Welcome to my blog! This is my first post, the traditional “Hello, World!” message. I hope to be saying hello to people all over the world through this website and the discussions it will foster, taking a “big picture” perspective on topics of religion, science, and spirituality.
I chose the banner at the top of this site because it reflects different perspectives that I bring and hold together in tension – ones that are not often brought forward in public discourse about science and religion. I recognize something valuable in atheism and its critique of religion, as well as Jesus, Buddha, and interspiritual approaches. Forward progress will be made as topics such as these are synthesized and integrated.
I am critical of much of religion but see its potential for spirituality and know that its strong mark on culture, art, and daily life cannot simply be erased. The trick is to keep the baby while throwing out the bathwater. The transformation will seem like a destruction for those within it who cling to rules, dogma, and the comfort of the status quo. Others are ready to push religion forward, to deal responsibly with its flaws and to ask the questions we are afraid or at least hesitant to ask.

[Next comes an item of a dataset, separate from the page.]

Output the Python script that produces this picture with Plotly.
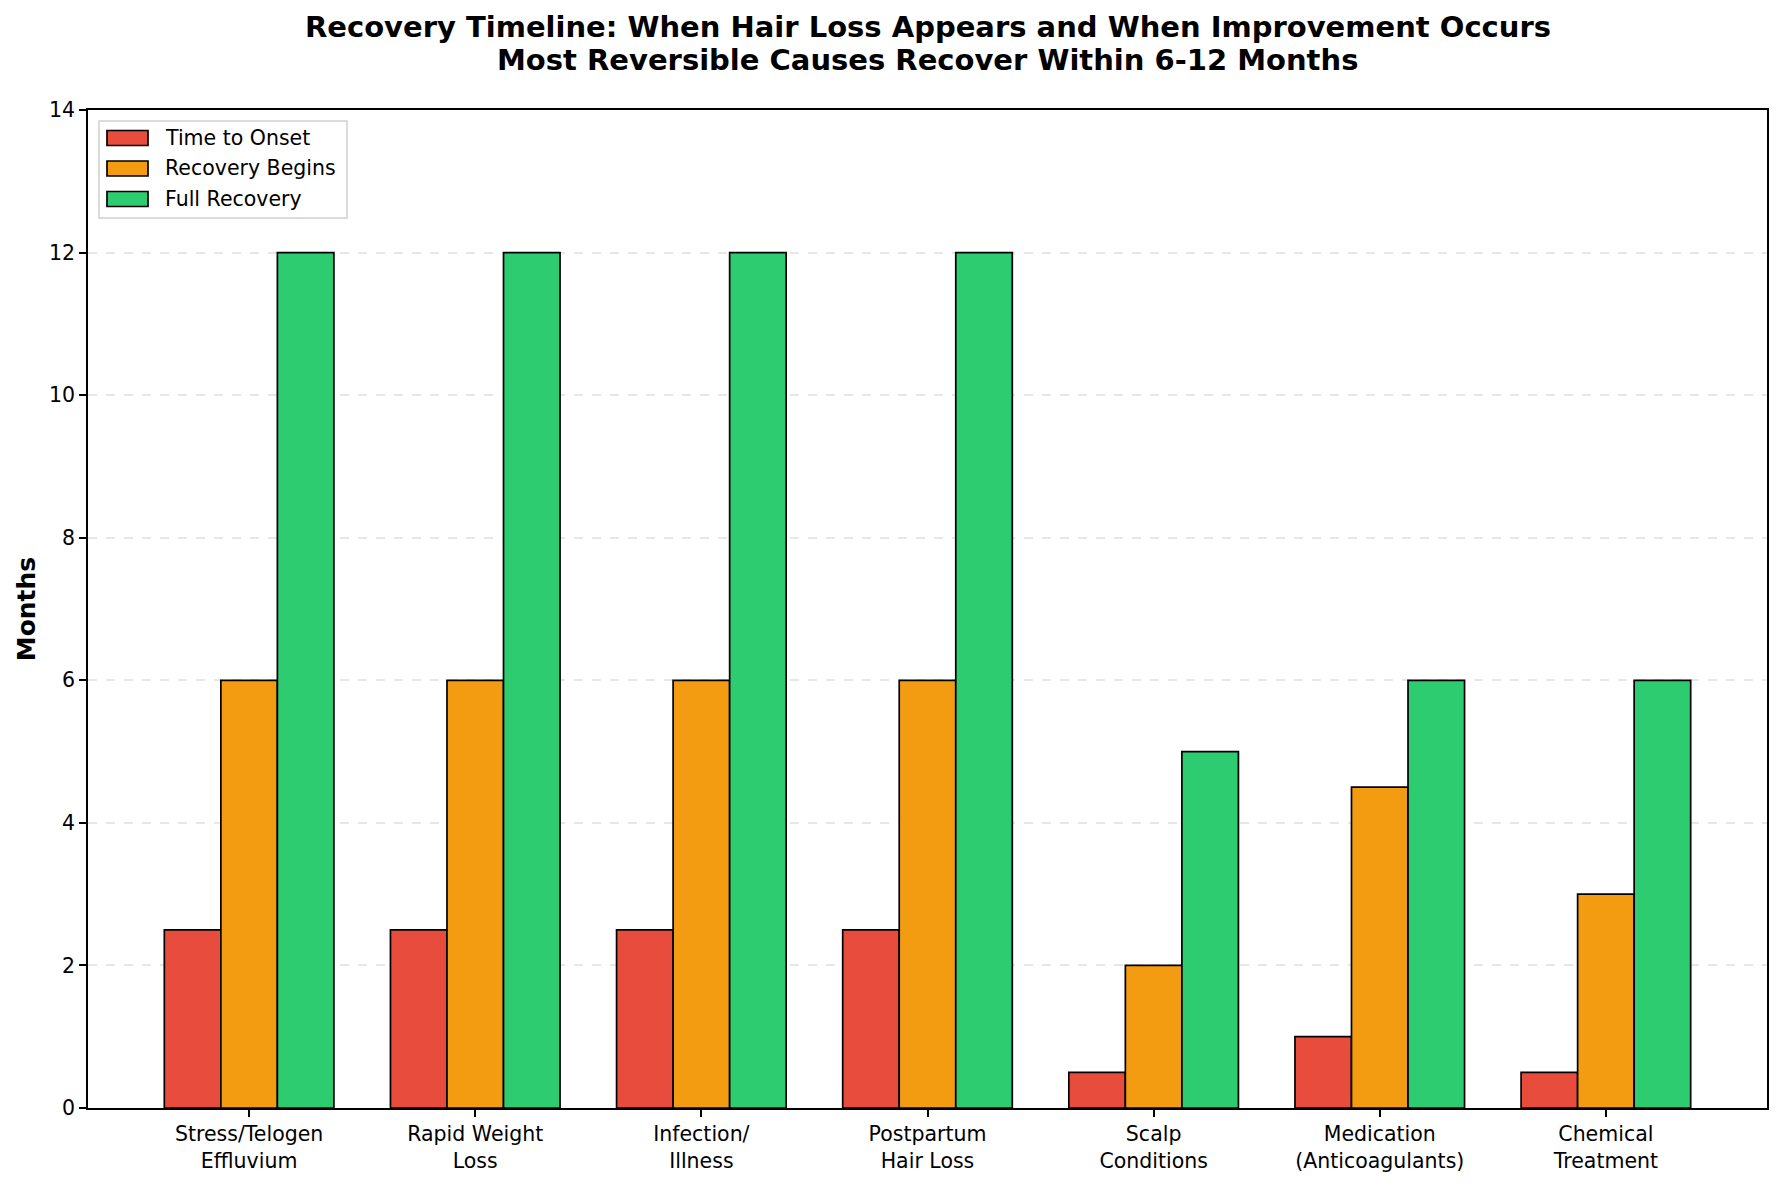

Prometheus is the center of the site’s banner – a very interesting and multi-faceted figure. He is known for bringing fire to the earth when the gods withheld it out of fear that humans could come to rival them. Prometheus is also a symbol of the danger and recklessness of humankind when tempted by power and the urge to shape the world to our every whim. He represents an adversarial attitude toward God or the gods, one in which the gods are remarkably petty like we can be.
Although I recognize the validity of critiques about God and religion – even religion as an opiate of the people – I understand and experience someone like Jesus as instead bringing fire to the earth through peoples’ hearts – a passion, joy, spontaneity, and joyfully rebellious nature. Christianity usually stifles this as well as his questioning, critiquing nature and his emphasis on God as spirit that cannot be contained, controlled, or limited to one practice or idea. I admire and respect those like Leo Tolstoy, Gandhi, Bede Griffiths, Abdul Ghaffar Khan, and Martin Luther King, Jr. who have come to similar understandings of Jesus and spirituality that cross the boundaries of religion and led them to simultaneously challenge and broaden religion.
So much of religion hinges on what we make God out to be. Do we think of God as vengeful, jealous, and irrational as we often are, or accept it when we’re told this by our religion or scriptures? Or does God represent the very best of what humanity can be, something and some spirit that we can always aspire to, recognize, and access within ourselves?
Check out other parts of my website detailing more about my background, perspective, and a couple of other interests. I welcome your comments and questions as we delve into the strengths and weaknesses of religion, atheist critiques and voices, interspirituality, contemplation, and science. It’s time to move beyond a narrow, divisive view and practice of religion and to recognize the spiritual truths and practices at the core of many world religions and secular philosophies. With these, we can move forward beyond religion to a spirituality and science that are aligned.